Jacksonville is the only Florida city selected by ocean scientists up and down the Eastern Seaboard to raise the alarm about seismic testing.
“We’ve tried to pick one coastal city in each state since there is enormous concern about this in coastal communities,” said Michael Jasny, director of Natural Resource Defense Council’s Marine Mammal Protection Project.
An upcoming open house on the city’s Southside is part of a larger push by ocean scientists worldwide to pressure President Barack Obama to stop planned oil and gas exploration off the Atlantic Coast.
The seismic blasts that it requires would have “significant, long-lasting and widespread impacts on the reproduction and survival of threatened whales and commercial fish populations,” according to an NRDC news release.
As if to support their concern, on Wednesday the administrator overseeing a BP fund to compensate people and businesses claiming they were harmed by the 2010 Gulf of Mexico oil spill said more than $5 billion has been paid out.
The coastal community meetings in Jacksonville and other locales will feature information stations and experts from the Bureau of Ocean Energy Management.
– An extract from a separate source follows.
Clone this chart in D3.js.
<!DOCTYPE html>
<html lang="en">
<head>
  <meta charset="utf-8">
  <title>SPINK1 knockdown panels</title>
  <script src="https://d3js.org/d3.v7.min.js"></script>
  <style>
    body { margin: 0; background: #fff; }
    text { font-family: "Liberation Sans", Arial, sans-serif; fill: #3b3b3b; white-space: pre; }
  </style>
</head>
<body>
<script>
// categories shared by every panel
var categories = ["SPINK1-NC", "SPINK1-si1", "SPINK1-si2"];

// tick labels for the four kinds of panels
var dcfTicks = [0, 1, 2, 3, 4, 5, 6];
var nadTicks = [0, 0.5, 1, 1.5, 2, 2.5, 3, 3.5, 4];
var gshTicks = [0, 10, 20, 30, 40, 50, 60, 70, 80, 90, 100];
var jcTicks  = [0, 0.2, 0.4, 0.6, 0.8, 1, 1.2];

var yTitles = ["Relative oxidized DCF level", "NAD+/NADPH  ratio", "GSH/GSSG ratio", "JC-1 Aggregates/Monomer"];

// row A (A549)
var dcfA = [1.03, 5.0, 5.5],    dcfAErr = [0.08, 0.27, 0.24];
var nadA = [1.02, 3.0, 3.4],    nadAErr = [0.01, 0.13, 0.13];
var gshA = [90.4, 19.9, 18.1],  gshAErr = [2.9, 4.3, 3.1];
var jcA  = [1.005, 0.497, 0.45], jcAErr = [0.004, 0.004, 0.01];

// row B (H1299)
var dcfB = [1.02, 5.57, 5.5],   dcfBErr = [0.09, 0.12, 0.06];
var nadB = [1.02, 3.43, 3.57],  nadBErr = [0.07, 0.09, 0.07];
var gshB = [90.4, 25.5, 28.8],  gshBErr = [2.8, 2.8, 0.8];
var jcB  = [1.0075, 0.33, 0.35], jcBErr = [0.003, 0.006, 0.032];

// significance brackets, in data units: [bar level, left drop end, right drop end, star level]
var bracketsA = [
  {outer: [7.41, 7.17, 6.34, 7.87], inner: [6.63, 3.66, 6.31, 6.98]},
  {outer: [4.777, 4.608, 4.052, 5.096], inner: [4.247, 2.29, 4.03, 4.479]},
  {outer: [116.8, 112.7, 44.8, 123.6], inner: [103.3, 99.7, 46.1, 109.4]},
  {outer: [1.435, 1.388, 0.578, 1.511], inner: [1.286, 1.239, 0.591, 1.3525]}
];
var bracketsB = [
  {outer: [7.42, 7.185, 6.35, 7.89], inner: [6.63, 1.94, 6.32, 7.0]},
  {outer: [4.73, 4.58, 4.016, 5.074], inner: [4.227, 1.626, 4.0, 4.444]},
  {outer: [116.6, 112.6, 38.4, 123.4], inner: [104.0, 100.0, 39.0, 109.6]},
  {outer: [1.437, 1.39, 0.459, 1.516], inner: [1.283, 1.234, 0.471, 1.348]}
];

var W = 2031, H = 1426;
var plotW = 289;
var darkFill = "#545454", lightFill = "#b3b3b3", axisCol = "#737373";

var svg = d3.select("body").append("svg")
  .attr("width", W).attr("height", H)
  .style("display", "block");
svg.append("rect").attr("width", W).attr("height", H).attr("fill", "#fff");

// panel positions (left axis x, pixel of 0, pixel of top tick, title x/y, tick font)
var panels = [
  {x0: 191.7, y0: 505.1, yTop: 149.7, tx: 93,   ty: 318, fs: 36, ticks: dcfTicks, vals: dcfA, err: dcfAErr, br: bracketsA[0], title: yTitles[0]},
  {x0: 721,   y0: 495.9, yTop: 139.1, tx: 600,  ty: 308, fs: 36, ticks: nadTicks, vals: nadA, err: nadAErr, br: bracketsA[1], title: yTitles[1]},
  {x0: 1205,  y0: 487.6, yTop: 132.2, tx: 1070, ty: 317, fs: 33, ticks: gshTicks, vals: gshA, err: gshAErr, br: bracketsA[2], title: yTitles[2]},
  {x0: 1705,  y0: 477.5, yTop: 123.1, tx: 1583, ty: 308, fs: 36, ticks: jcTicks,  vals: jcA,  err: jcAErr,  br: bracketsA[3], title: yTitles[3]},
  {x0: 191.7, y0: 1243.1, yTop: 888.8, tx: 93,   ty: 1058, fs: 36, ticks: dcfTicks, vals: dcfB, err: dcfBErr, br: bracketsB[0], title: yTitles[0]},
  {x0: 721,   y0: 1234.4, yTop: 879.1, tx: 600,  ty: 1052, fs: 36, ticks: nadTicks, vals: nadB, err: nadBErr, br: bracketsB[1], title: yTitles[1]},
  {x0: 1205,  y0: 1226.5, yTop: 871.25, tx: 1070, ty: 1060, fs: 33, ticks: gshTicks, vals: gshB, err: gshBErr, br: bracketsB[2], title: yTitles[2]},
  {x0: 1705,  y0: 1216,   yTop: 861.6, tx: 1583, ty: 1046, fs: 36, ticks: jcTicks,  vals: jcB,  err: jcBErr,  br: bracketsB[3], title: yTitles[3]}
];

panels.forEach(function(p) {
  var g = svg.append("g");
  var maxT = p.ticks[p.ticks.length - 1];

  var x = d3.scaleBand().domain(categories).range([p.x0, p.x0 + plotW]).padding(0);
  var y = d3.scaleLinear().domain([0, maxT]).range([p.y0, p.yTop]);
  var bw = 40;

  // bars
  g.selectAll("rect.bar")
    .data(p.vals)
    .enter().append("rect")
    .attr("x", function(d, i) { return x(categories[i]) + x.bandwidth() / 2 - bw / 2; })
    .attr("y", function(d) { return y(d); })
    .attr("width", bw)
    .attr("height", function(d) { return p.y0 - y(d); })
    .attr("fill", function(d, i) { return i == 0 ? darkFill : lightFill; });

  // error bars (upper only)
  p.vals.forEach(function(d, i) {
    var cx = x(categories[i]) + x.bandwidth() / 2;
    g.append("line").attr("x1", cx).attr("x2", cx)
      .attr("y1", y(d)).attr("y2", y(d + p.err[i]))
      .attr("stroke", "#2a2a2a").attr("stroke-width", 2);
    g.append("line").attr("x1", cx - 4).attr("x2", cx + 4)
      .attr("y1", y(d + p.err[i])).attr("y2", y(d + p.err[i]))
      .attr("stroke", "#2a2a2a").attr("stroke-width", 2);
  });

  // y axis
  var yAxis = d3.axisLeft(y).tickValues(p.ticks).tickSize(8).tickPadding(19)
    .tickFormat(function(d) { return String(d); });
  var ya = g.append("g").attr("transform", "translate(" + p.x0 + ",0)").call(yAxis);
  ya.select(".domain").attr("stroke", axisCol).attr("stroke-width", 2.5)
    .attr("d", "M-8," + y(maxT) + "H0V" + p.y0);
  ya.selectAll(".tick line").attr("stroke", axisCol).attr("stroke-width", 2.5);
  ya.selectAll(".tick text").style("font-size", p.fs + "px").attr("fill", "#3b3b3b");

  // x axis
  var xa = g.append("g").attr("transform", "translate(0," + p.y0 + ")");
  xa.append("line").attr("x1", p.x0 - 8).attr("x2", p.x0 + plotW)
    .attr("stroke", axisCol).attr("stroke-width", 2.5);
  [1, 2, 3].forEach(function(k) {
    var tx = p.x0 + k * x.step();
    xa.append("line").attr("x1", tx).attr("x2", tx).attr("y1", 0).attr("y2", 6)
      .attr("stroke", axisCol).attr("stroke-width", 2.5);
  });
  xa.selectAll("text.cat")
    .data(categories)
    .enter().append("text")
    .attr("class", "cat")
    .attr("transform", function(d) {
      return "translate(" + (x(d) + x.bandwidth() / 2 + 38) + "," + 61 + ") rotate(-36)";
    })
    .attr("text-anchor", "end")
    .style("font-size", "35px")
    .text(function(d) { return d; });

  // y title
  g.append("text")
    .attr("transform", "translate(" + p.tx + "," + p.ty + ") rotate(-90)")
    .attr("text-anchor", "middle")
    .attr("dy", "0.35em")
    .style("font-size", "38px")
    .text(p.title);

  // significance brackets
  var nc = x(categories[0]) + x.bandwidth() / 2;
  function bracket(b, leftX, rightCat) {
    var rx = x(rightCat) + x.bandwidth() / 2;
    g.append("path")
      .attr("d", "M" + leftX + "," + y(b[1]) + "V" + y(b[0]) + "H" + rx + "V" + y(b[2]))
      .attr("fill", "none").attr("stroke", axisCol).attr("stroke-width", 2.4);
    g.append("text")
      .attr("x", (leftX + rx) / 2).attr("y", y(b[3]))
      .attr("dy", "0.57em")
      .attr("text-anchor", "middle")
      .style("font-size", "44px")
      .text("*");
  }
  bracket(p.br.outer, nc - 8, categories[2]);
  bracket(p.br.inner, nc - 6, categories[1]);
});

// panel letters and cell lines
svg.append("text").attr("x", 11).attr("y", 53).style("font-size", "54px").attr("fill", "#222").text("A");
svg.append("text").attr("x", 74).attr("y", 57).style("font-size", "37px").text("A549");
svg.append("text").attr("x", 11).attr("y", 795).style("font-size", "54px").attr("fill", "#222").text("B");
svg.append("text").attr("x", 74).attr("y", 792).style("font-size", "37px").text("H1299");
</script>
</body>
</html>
People attending will be able to provide handwritten or electronic comments on-site.
“People are rightly concerned about the dangers of offshore oil spills, but seismic blasting is likely to have a terrible impact on Atlantic sea life before the first well is even drilled,” Jasny said.
He cites a letter sent by to the president by 75 scientists from Cornell, Duke, the New England Aquarium, Stanford, the University of North Carolina and other U.S. and international institutions. In it, they write that the seismic blasts have “an enormous environmental footprint.” One example of the potential harm: airgun noise is loud enough to mask whale calls over thousands of miles.
Because whales depend on sound waves to communicate, feed, mate and travel, the blasting can disrupt the reproduction and feeding of blue whales and other endangered whales “over vast ocean areas,” the letter says. It expresses special concern for the critically endangered North Atlantic right whale, of which only 500 remain.
The blasts also “could have potentially massive impacts on fish populations,” according to the letter.
Seismic surveys are used by oil companies to find oil and gas deposits below the ocean floor.
Nine applications for seismic blasting have already been filed, covering most of the Atlantic Ocean continental shelf from Delaware to Florida, along with deeper waters farther out to sea.
The pushback against the testing has increased since the Obama administration’s announcement that offshore oil and gas drilling will be allowed in the region for the first time in more than 30 years.
Opposition to offshore drilling has mounted in Florida. More than a dozen governments along the state’s east coast have passed resolutions in opposition to geologic exploration and offshore drilling.
On the other hand, energy advocates are upset about Florida’s overall absence from the federal plan to begin conducting offshore oil and natural gas exploration.
Which begs the question: Why do an open house in Jacksonville?
“Oil spills don’t respect boundaries,” Jasny said. “Even if there is no offshore drilling off Florida’s Coast, the Deepwater Horizon disaster showed us how seriously coastlines can be damaged when the current moves the oil onto beaches in multiple states.”